What's mine is mine(d): Contests over marginalisation of rural life in the Upper Hunter NSW
Rural life in the Upper Hunter Region of NSW is threatened by the mining and burning of coal and coal seam gas extraction. Extensive open-cut mining is a serious threat to productive rural enterprises between Singleton and Muswellbrook, while mining and gas extraction is expanding into communities on the Liverpool Plains and around Gloucester.
The marginalisation of rural life has economic, environmental and sociocultural dimensions.

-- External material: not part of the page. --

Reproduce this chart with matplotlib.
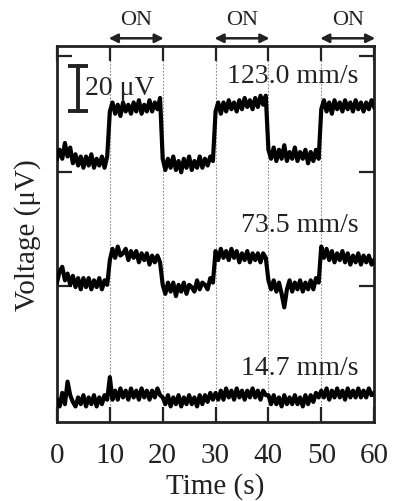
import numpy as np
import matplotlib
matplotlib.use("Agg")
import matplotlib.pyplot as plt

plt.rcParams['font.family'] = ['Liberation Serif', 'DejaVu Serif']

# время, с (шаг 0.5 с)
time_s = np.arange(0, 60.5, 0.5)

# напряжение, мкВ (со смещением по вертикали)
v_fast = [117, 121, 117, 124, 118, 122, 115, 119, 114, 118, 113, 118, 114, 119, 113, 117, 114, 118, 113, 118,
          138, 142, 137, 141, 136, 142, 138, 141, 137, 142, 138, 143, 137, 141, 138, 143, 138, 142, 139, 144,
          117, 112, 117, 113, 118, 112, 116, 111, 117, 113, 118, 112, 116, 113, 118, 113, 117, 114, 118, 116,
          138, 142, 137, 142, 138, 143, 139, 142, 138, 143, 139, 144, 140, 143, 139, 144, 140, 145, 141, 145,
          121, 117, 122, 116, 121, 117, 123, 116, 120, 117, 122, 116, 120, 117, 121, 115, 120, 116, 121, 117,
          139, 143, 138, 142, 137, 143, 139, 142, 138, 143, 139, 142, 138, 143, 139, 142, 138, 142, 139, 143, 140]
v_mid = [62, 67, 69, 63, 66, 61, 65, 60, 64, 59, 64, 60, 64, 59, 63, 60, 64, 59, 63, 61,
         72, 77, 73, 78, 74, 75, 77, 72, 76, 73, 76, 71, 75, 72, 75, 70, 74, 71, 74, 71,
         61, 57, 62, 58, 62, 56, 61, 58, 62, 57, 61, 60, 58, 63, 59, 62, 61, 59, 64, 62,
         76, 72, 77, 73, 76, 72, 77, 73, 76, 71, 75, 72, 76, 71, 75, 72, 75, 71, 75, 73,
         63, 59, 63, 58, 62, 57, 51, 59, 63, 58, 62, 59, 63, 58, 62, 59, 63, 59, 64, 62,
         78, 73, 77, 72, 76, 71, 75, 72, 76, 71, 75, 70, 74, 71, 75, 70, 74, 71, 74, 70, 72]
v_slow = [10, 7, 13, 8, 18, 12, 9, 7, 11, 8, 12, 7, 11, 8, 12, 7, 11, 8, 12, 10,
          20, 10, 14, 10, 15, 11, 14, 10, 15, 11, 14, 10, 15, 11, 14, 10, 14, 11, 15, 12,
          11, 8, 12, 7, 11, 8, 12, 7, 11, 8, 12, 8, 11, 7, 12, 8, 12, 9, 13, 10,
          13, 10, 14, 10, 15, 11, 14, 10, 15, 11, 14, 10, 14, 11, 15, 11, 14, 10, 14, 12,
          12, 8, 12, 8, 11, 7, 12, 8, 11, 8, 12, 8, 11, 7, 12, 8, 12, 9, 13, 11,
          14, 11, 15, 10, 14, 11, 15, 11, 14, 10, 15, 11, 14, 11, 15, 11, 14, 11, 15, 12, 13]
speeds = ["123.0 mm/s", "73.5 mm/s", "14.7 mm/s"]
label_y = [151, 85, 21.3]
on_periods = [(10, 20), (30, 40), (50, 60)]
switch_times = [10, 20, 30, 40, 50]

fig = plt.figure(figsize=(3.93, 5.02), dpi=100)
ax = fig.add_axes([0.145, 0.157, 0.807, 0.749])

for t in switch_times:
    ax.axvline(t, color='0.55', lw=0.8, ls=(0, (1.5, 1.5)), zorder=1)

for v in (v_fast, v_mid, v_slow):
    ax.plot(time_s, v, color='black', lw=3.0, zorder=3)

for s, y in zip(speeds, label_y):
    ax.text(57.0, y, s, ha='right', va='baseline', fontsize=20, color='#222222', zorder=4)

# шкала 20 мкВ
ax.plot([4.0, 4.0], [138.2, 158.2], color='#222222', lw=2.8, marker='_', ms=14, mew=2.8, zorder=4)
ax.text(5.3, 145.8, "20 μV", ha='left', va='baseline', fontsize=20, color='#222222', zorder=4)

# стрелки ON
for a, b in on_periods:
    ax.annotate('', xy=(a - 0.2, 1.021), xytext=(b + 0.2, 1.021),
                xycoords=('data', 'axes fraction'), textcoords=('data', 'axes fraction'),
                arrowprops=dict(arrowstyle='<|-|>', color='#222222', lw=1.8,
                                mutation_scale=13, shrinkA=0, shrinkB=0),
                annotation_clip=False)
    ax.text((a + b) / 2, 1.072, "ON", transform=ax.get_xaxis_transform(),
            ha='center', va='center', fontsize=16, color='#222222')

ax.set_xlim(0, 60)
ax.set_ylim(0, 167)
ax.set_xticks(range(0, 61, 10))
ax.set_yticks([60.7, 111.3, 162.7])
ax.set_yticklabels([])
ax.tick_params(direction='in', top=True, right=True, length=11, width=1.6,
               labelsize=21, pad=14, colors='#222222')
for sp in ax.spines.values():
    sp.set_linewidth(2)
    sp.set_color('#222222')

ax.set_xlabel("Time (s)", fontsize=21, color='#222222', labelpad=3)
ax.set_ylabel("Voltage (μV)", fontsize=21, color='#222222')
ax.yaxis.set_label_coords(-0.05, 0.5)

fig.savefig("out.png", dpi=100)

Economically, the marginalisation of rural life refers to declining food production, threatened rural industries such as thoroughbred breeding and viticulture, and to the loss of commercial services in rural towns.
Environmental damage includes air and water pollution, biodiversity loss, destruction of aquifers and waterways, and the loss of fertile agricultural land. Socio-cultural impacts include threats to human health, rising income inequality, depopulation of villages, and damage to the fabric of rural communities from mining incursion.
The article examines the competing scripts employed in land use contests and how communities are using new and reflexive constructions of 'the rural' that integrate traditional identity, discourses of sustainability and the re-centring of rural life. This analysis illuminates the current situation of marginalisation and the possible future of rural life in the Upper Hunter and surrounding areas.